* **TASK**
Transcribe exactly the lines from the one containing "Recreate this image" through the one containing "from bokeh.resources import INLINE", both included, and leave out any pictures.

## Begin

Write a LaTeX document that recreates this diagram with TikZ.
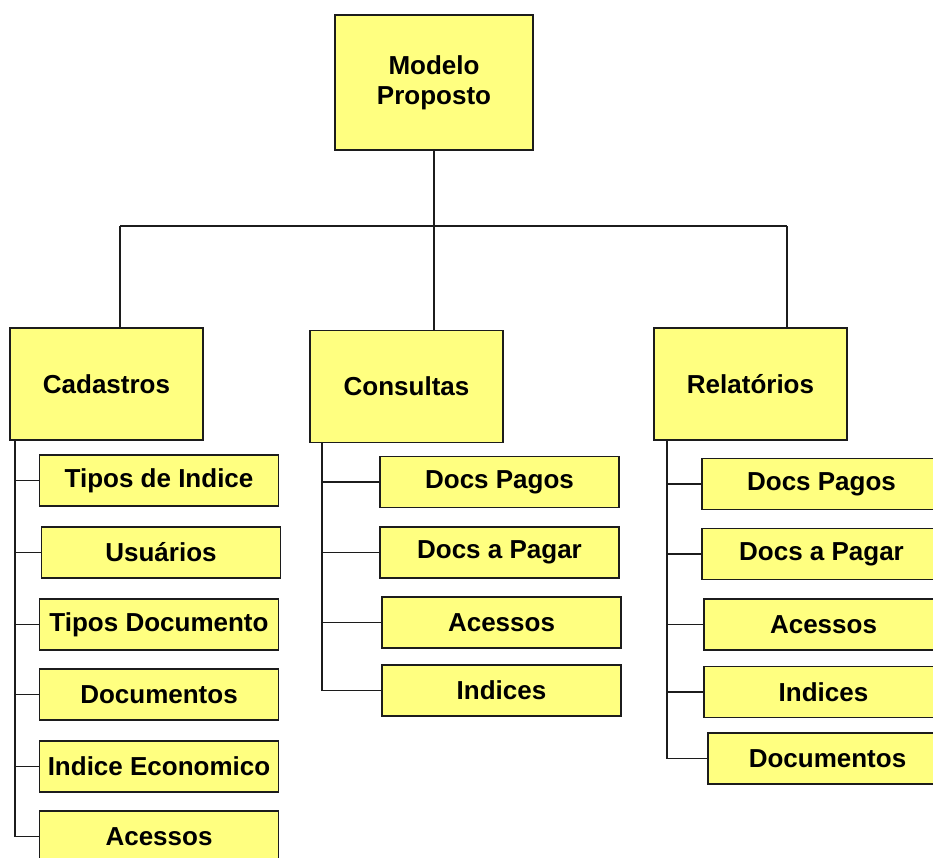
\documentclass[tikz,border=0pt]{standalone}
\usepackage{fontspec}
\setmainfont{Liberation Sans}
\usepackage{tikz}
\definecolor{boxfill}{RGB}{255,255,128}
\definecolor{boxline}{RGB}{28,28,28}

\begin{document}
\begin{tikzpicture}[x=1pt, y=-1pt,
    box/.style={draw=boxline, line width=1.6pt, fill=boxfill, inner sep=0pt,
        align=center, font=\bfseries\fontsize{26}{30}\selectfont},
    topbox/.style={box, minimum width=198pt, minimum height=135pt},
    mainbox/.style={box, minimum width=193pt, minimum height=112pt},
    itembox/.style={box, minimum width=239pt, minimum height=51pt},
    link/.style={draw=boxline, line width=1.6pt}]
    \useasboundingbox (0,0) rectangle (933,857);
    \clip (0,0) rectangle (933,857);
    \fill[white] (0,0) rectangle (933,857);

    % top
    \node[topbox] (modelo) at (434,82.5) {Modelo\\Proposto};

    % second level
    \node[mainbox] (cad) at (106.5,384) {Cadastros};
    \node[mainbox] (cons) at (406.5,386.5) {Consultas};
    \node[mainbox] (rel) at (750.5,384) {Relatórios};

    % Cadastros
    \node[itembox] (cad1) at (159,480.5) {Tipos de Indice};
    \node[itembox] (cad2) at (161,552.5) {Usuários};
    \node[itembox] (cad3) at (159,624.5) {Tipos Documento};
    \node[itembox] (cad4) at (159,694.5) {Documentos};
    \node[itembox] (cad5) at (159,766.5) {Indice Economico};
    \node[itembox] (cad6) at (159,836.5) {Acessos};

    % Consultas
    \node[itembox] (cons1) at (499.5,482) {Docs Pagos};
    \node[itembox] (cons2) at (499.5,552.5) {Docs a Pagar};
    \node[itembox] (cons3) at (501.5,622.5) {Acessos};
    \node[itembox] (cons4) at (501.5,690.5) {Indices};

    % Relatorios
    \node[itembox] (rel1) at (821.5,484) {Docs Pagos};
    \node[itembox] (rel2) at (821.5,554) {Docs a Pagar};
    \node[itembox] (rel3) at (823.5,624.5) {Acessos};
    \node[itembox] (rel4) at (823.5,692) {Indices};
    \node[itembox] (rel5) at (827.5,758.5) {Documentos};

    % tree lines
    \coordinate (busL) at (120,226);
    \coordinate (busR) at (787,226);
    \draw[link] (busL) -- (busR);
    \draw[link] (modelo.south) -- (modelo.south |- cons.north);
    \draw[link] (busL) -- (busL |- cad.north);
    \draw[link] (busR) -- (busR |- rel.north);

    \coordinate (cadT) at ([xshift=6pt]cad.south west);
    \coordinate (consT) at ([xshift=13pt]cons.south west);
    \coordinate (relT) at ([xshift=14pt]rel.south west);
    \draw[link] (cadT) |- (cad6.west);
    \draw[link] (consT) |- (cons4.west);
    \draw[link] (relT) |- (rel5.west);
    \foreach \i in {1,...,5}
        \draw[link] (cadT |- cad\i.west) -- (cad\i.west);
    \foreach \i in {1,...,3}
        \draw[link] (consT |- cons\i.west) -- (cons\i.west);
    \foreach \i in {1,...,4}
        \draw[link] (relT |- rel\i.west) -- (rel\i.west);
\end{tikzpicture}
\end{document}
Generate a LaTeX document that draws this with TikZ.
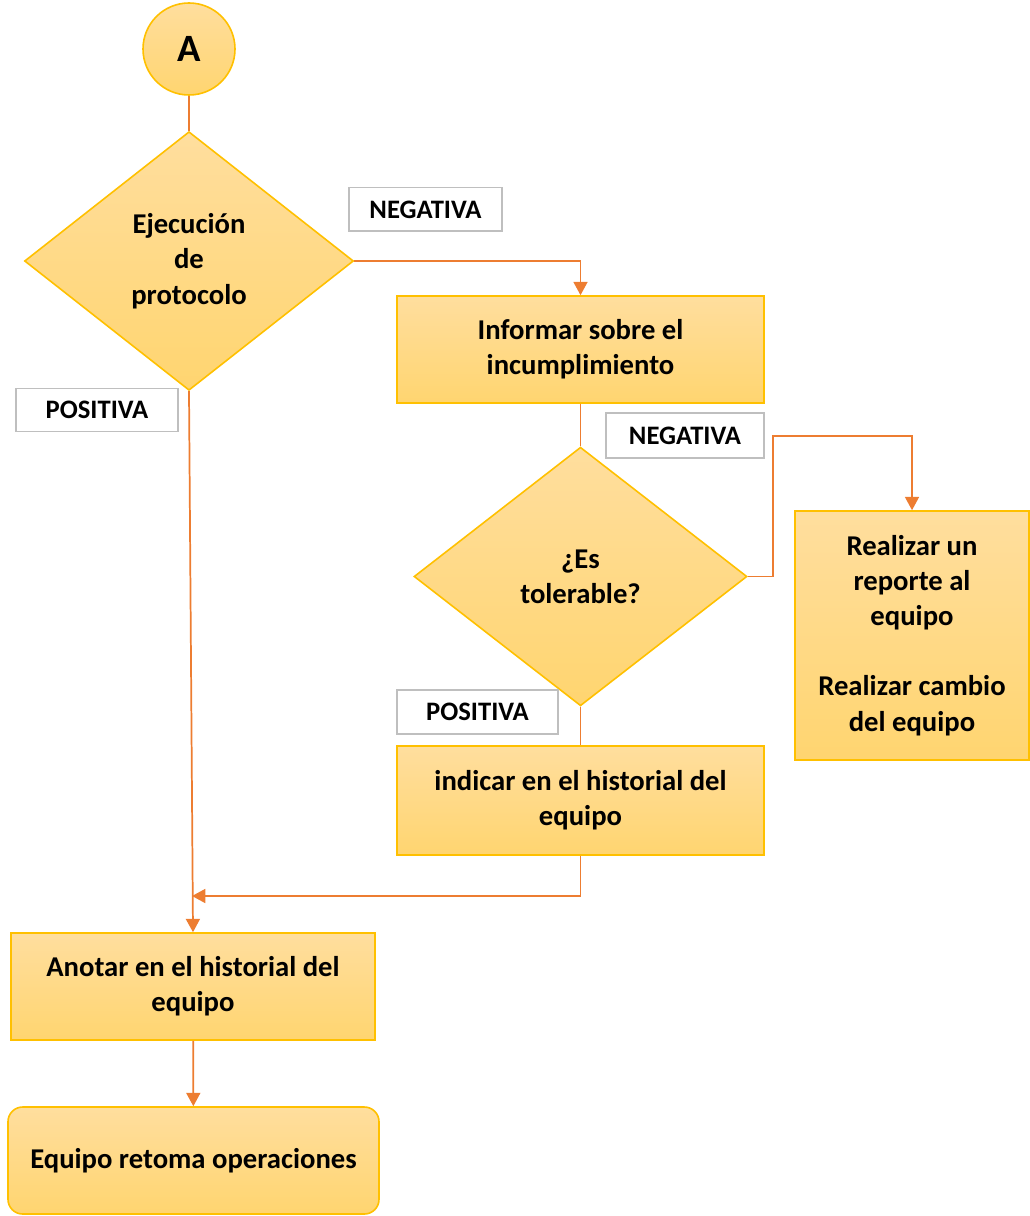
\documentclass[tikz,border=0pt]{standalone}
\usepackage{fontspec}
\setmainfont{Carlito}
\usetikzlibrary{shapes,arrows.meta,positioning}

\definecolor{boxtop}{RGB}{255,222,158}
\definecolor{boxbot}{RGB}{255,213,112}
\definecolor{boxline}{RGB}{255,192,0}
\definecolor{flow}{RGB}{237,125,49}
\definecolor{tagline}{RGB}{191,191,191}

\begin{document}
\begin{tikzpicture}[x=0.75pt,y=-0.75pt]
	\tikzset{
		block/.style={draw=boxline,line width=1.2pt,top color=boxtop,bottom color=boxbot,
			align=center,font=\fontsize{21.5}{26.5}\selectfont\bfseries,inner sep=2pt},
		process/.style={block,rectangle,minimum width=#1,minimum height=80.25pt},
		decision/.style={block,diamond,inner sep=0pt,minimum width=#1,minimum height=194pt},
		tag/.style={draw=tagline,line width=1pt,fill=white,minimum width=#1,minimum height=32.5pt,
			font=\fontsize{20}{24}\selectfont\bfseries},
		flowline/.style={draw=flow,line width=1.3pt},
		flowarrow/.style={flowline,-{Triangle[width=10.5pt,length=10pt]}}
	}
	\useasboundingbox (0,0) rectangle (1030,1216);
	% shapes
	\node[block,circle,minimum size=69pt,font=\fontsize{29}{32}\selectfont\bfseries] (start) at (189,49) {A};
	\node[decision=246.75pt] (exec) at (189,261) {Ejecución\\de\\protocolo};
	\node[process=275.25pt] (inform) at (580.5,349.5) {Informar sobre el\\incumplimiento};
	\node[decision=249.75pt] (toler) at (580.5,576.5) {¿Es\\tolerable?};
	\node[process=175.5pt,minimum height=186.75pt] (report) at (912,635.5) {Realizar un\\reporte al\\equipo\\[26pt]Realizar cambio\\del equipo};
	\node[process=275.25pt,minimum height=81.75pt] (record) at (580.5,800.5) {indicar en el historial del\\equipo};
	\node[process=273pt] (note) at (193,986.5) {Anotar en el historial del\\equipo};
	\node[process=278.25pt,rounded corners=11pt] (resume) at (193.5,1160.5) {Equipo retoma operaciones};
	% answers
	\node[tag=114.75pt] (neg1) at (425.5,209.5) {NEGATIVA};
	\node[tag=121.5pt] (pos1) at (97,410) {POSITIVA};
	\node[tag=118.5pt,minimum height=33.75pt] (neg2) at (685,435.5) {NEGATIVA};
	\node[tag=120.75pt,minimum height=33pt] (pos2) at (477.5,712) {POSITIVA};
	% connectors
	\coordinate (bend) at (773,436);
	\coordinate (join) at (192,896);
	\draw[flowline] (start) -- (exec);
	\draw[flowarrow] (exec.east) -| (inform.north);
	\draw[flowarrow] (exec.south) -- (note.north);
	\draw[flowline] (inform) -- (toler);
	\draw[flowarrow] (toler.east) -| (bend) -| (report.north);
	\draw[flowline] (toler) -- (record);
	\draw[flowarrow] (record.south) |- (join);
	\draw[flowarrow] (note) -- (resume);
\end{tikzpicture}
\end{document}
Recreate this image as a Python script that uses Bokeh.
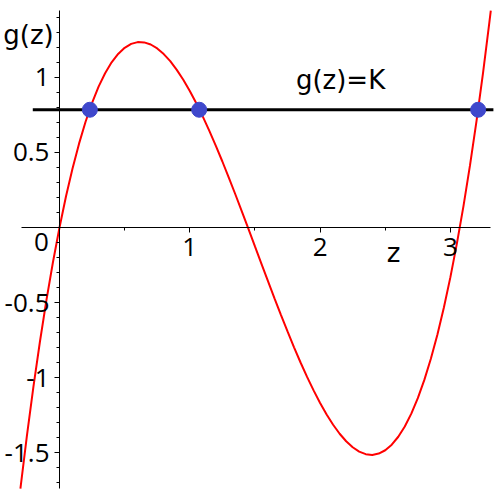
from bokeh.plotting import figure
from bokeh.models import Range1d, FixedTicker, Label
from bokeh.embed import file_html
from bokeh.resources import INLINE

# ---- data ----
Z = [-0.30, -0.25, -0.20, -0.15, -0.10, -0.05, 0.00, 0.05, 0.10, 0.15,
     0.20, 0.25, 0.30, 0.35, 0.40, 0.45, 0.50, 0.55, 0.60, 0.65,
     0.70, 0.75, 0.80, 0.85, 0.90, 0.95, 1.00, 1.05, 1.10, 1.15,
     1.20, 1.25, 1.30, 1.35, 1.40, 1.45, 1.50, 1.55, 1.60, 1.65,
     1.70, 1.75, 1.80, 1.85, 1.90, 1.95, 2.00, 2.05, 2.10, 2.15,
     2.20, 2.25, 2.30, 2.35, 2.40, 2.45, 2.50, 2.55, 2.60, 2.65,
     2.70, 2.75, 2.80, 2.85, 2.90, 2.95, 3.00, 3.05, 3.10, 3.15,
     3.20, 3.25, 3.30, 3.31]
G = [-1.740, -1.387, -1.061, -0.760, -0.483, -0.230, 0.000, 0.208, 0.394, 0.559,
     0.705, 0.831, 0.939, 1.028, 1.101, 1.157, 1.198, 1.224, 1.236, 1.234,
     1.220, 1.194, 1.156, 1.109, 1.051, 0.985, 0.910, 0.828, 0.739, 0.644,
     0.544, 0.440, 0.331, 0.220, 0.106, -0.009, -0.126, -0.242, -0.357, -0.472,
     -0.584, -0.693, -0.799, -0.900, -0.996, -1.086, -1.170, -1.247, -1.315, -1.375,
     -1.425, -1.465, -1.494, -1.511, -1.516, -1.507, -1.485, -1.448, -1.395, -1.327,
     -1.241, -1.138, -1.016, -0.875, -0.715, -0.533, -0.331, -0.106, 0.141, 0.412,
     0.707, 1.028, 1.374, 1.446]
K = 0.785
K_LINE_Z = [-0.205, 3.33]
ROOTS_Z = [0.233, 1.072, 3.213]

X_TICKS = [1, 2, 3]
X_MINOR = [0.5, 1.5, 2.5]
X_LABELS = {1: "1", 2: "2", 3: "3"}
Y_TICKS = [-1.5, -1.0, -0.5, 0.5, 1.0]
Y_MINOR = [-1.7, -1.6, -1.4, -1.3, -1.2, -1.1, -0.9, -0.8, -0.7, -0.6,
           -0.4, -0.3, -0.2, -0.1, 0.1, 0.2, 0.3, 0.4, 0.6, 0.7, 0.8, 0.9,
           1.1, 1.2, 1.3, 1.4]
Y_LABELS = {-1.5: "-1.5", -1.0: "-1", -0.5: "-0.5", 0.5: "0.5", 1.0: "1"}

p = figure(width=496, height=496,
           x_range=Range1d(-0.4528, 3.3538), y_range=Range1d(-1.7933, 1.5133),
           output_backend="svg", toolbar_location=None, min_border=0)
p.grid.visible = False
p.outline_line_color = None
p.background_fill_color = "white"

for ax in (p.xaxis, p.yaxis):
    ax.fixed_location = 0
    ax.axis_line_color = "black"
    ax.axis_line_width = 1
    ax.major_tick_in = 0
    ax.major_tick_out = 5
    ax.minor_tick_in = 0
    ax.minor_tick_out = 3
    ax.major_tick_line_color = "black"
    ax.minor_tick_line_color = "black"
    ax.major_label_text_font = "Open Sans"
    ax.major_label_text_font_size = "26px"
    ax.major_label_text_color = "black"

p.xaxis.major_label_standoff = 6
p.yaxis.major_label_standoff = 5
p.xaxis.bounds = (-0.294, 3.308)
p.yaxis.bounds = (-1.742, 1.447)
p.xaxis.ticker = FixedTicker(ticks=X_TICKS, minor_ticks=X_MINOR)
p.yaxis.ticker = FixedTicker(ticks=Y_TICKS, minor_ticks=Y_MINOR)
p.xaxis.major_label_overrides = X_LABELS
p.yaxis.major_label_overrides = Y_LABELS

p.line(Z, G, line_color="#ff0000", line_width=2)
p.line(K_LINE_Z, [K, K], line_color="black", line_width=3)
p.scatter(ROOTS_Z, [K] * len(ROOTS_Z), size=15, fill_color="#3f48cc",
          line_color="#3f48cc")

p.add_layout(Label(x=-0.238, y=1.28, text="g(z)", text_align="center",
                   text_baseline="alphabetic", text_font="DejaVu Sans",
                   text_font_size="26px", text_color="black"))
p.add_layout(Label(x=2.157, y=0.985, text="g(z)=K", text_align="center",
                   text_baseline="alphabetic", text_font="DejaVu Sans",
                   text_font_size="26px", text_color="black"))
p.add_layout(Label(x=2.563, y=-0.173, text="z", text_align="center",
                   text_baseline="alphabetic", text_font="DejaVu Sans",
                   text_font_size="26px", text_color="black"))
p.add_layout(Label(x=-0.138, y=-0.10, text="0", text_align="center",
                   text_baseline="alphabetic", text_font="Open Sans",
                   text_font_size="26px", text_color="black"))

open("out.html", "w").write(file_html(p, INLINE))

## End

* **FULL OUTPUT**
Recreate this image as a Python script that uses Bokeh.
from bokeh.plotting import figure
from bokeh.models import Range1d, FixedTicker, Label
from bokeh.embed import file_html
from bokeh.resources import INLINE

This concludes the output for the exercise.